[Do this] The lines from the beginning of the records below through the one holding "width=573pt,minimum height=73pt] (top)" are to be copied exactly; leave the pictures out.

-------

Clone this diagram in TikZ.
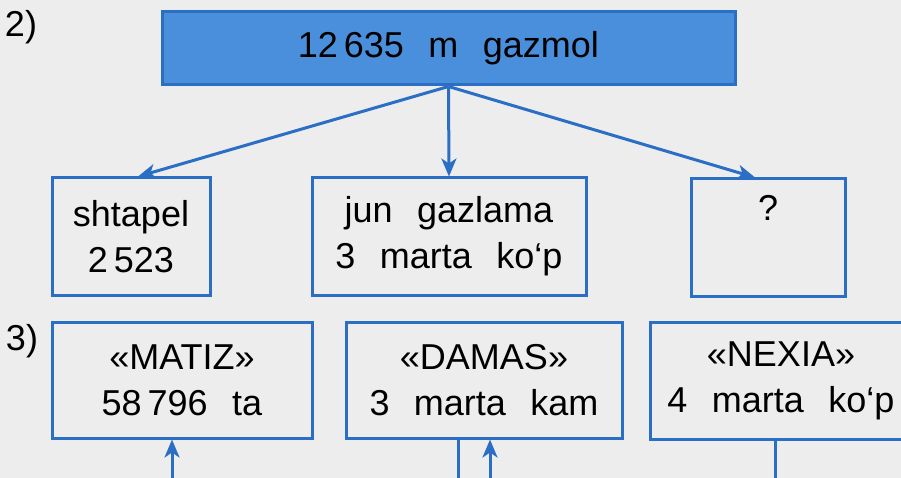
\documentclass[tikz,border=0pt]{standalone}
\usepackage{fontspec}
\setmainfont{Liberation Sans}
\usetikzlibrary{arrows.meta}
\definecolor{bfill}{HTML}{4A8FDB}
\definecolor{bline}{HTML}{2B6FC4}
\definecolor{paper}{HTML}{EDEDED}
\newcommand{\gap}{\hspace{0.68em}}
\begin{document}
\begin{tikzpicture}[x=1pt,y=-1pt,
  box/.style={draw=bline,line width=3pt,rectangle,inner sep=0pt,align=center,
    font=\fontsize{36}{46}\selectfont},
  lbl/.style={inner sep=0pt,font=\fontsize{36}{46}\selectfont},
  conn/.style={draw=bline,line width=3pt},
  arr/.style={conn,-{Stealth[length=18pt,width=15pt,inset=5pt]}}]
\fill[paper] (0,0) rectangle (901,478);
\useasboundingbox (0,0) rectangle (901,478);

\node[lbl] (n2) at (21,27) {2)};
\node[lbl] (n3) at (22,341) {3)};

\node[box,fill=bfill,minimum width=573pt,minimum height=73pt] (top) at (448.5,48.5) {12\,635\gap m\gap gazmol};

\node[box,minimum width=158pt,minimum height=117pt] (a) at (131,236.5) {shtapel\\2\,523};
\node[box,minimum width=274pt,minimum height=117pt] (b) at (449,236.5) {jun\gap gazlama\\3\gap marta\gap ko‘p};
\node[box,minimum width=154pt,minimum height=117pt] (c) at (768,237.5) {?\\\strut};

\node[box,minimum width=260pt,minimum height=116pt] (d) at (182,380) {«MATIZ»\\58\,796\gap ta};
\node[box,minimum width=276pt,minimum height=116pt] (e) at (484,380) {«DAMAS»\\3\gap marta\gap kam};
\node[box,minimum width=262pt,minimum height=117pt] (f) at (781,380.5) {«NEXIA»\\4\gap marta\gap ko‘p};

\draw[arr] (top.south) -- ([xshift=7pt]a.north);
\draw[arr] (top.south) -- (b.north);
\draw[arr] (top.south) -- ([xshift=-13pt]c.north);

\coordinate (p1) at (172,490);
\coordinate (p2) at (458,490);
\coordinate (p3) at (490,490);
\coordinate (p4) at (775,490);
\draw[arr] (p1) -- (p1 |- d.south);
\draw[conn] (p2 |- e.south) -- (p2);
\draw[arr] (p3) -- (p3 |- e.south);
\draw[conn] (p4 |- f.south) -- (p4);
\end{tikzpicture}
\end{document}
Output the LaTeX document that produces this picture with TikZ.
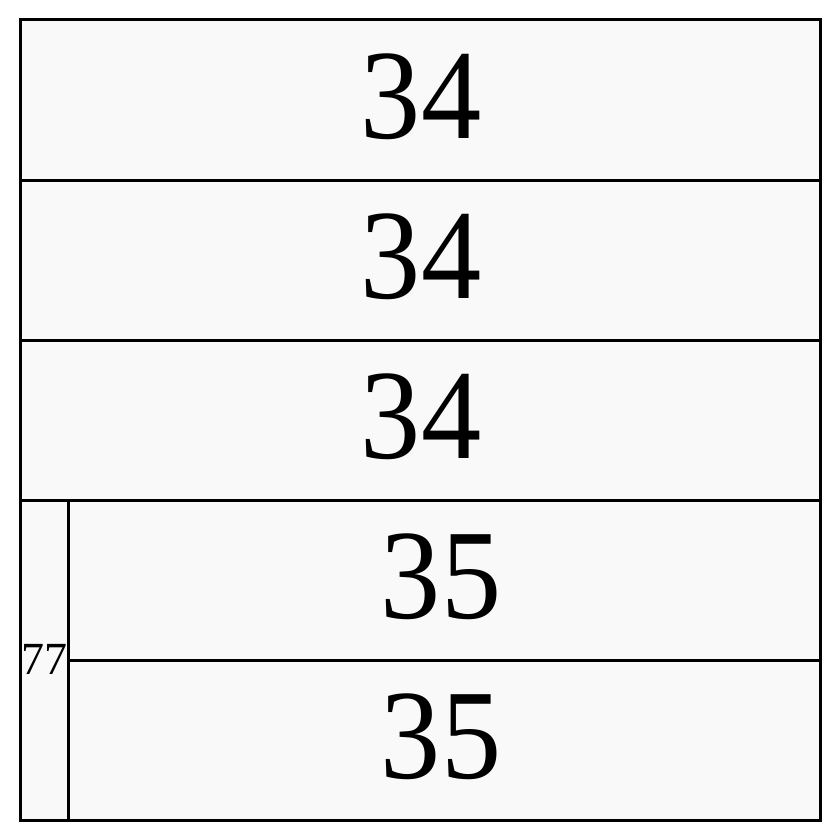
\documentclass[tikz,border=0pt]{standalone}
\usepackage{fontspec}
\setmainfont{Liberation Serif}
\begin{document}
\begin{tikzpicture}[x=1pt,y=-1pt]
		\tikzset{cell/.style = {fill = boxgray,draw = black,line width = 3pt},
			big/.style = {font = \fontsize{128}{128}\selectfont,inner sep = 0pt},
			small/.style = {font = \fontsize{46}{46}\selectfont,inner sep = 0pt}}
		\definecolor{boxgray}{HTML}{F9F9F9}
		\useasboundingbox (0,0) rectangle (840,840);
		\filldraw[cell] (20,20) rectangle (820,180);
		\filldraw[cell] (20,180) rectangle (820,340);
		\filldraw[cell] (20,340) rectangle (820,500);
		\filldraw[cell] (20,500) rectangle (68,820);
		\filldraw[cell] (68,500) rectangle (820,660);
		\filldraw[cell] (68,660) rectangle (820,820);
		\node[big,xscale = 0.94] (R1) at (421,97){34};
		\node[big,xscale = 0.94] (R2) at (421,257){34};
		\node[big,xscale = 0.94] (R3) at (421,417){34};
		\node[big,xscale = 0.94] (R4) at (441,577){35};
		\node[big,xscale = 0.94] (R5) at (441,737){35};
		\node[small] (C) at (44,659){77};
	\end{tikzpicture}
\end{document}
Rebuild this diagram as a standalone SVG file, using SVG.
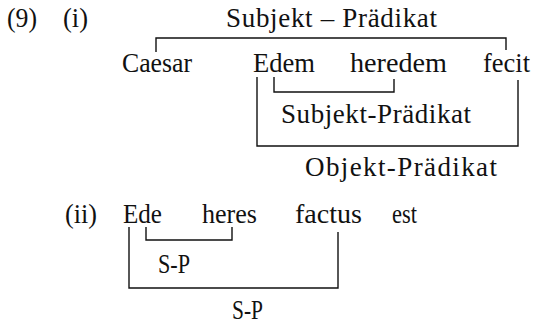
<svg xmlns="http://www.w3.org/2000/svg" width="533" height="325" viewBox="0 0 533 325">
<style>
text{font-family:"Liberation Serif","DejaVu Serif",serif;font-size:27px;fill:#111}
.c{fill:none;stroke:#111;stroke-width:1.4}
</style>
<rect width="533" height="325" fill="#fff"/>
<g id="labels">
<text x="7" y="27" textLength="30" lengthAdjust="spacingAndGlyphs">(9)</text>
<text x="63" y="27" textLength="25" lengthAdjust="spacingAndGlyphs">(i)</text>
<text x="65" y="223" textLength="32" lengthAdjust="spacingAndGlyphs">(ii)</text>
</g>
<g id="node-sp-top"><text x="226" y="27" textLength="211" lengthAdjust="spacing">Subjekt – Prädikat</text></g>
<g id="node-caesar"><text x="122" y="72" textLength="70" lengthAdjust="spacingAndGlyphs">Caesar</text></g>
<g id="node-edem"><text x="253" y="72" textLength="62" lengthAdjust="spacingAndGlyphs">Edem</text></g>
<g id="node-heredem"><text x="350" y="72" textLength="97" lengthAdjust="spacingAndGlyphs">heredem</text></g>
<g id="node-fecit"><text x="483" y="72" textLength="47" lengthAdjust="spacingAndGlyphs">fecit</text></g>
<g id="node-sp-inner"><text x="281" y="123" textLength="190" lengthAdjust="spacing">Subjekt-Prädikat</text></g>
<g id="node-op"><text x="305" y="176" textLength="192" lengthAdjust="spacing">Objekt-Prädikat</text></g>
<g id="node-ede"><text x="123" y="223" textLength="39" lengthAdjust="spacingAndGlyphs">Ede</text></g>
<g id="node-heres"><text x="202" y="223" textLength="55" lengthAdjust="spacingAndGlyphs">heres</text></g>
<g id="node-factus"><text x="295" y="223" textLength="67" lengthAdjust="spacingAndGlyphs">factus</text></g>
<g id="node-est"><text x="392" y="223" textLength="25" lengthAdjust="spacingAndGlyphs">est</text></g>
<g id="node-sp-ii-inner"><text x="158" y="273" textLength="32" lengthAdjust="spacingAndGlyphs">S-P</text></g>
<g id="node-sp-ii-outer"><text x="232" y="319" textLength="31" lengthAdjust="spacingAndGlyphs">S-P</text></g>
<g id="connectors">
<path class="c" d="M156 52V38H506V50"/>
<path class="c" d="M257 77V146H518V80"/>
<path class="c" d="M274 77V92H394V79"/>
<path class="c" d="M129 227V288H338V232"/>
<path class="c" d="M146 227V240H232V227"/>
</g>
</svg>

-------

[Answer in full]
Clone this diagram in TikZ.
\documentclass[tikz,border=0pt]{standalone}
\usepackage{fontspec}
\setmainfont{Liberation Sans}
\usetikzlibrary{arrows.meta}
\definecolor{bfill}{HTML}{4A8FDB}
\definecolor{bline}{HTML}{2B6FC4}
\definecolor{paper}{HTML}{EDEDED}
\newcommand{\gap}{\hspace{0.68em}}
\begin{document}
\begin{tikzpicture}[x=1pt,y=-1pt,
  box/.style={draw=bline,line width=3pt,rectangle,inner sep=0pt,align=center,
    font=\fontsize{36}{46}\selectfont},
  lbl/.style={inner sep=0pt,font=\fontsize{36}{46}\selectfont},
  conn/.style={draw=bline,line width=3pt},
  arr/.style={conn,-{Stealth[length=18pt,width=15pt,inset=5pt]}}]
\fill[paper] (0,0) rectangle (901,478);
\useasboundingbox (0,0) rectangle (901,478);

\node[lbl] (n2) at (21,27) {2)};
\node[lbl] (n3) at (22,341) {3)};

\node[box,fill=bfill,minimum width=573pt,minimum height=73pt] (top) at (448.5,48.5) {12\,635\gap m\gap gazmol};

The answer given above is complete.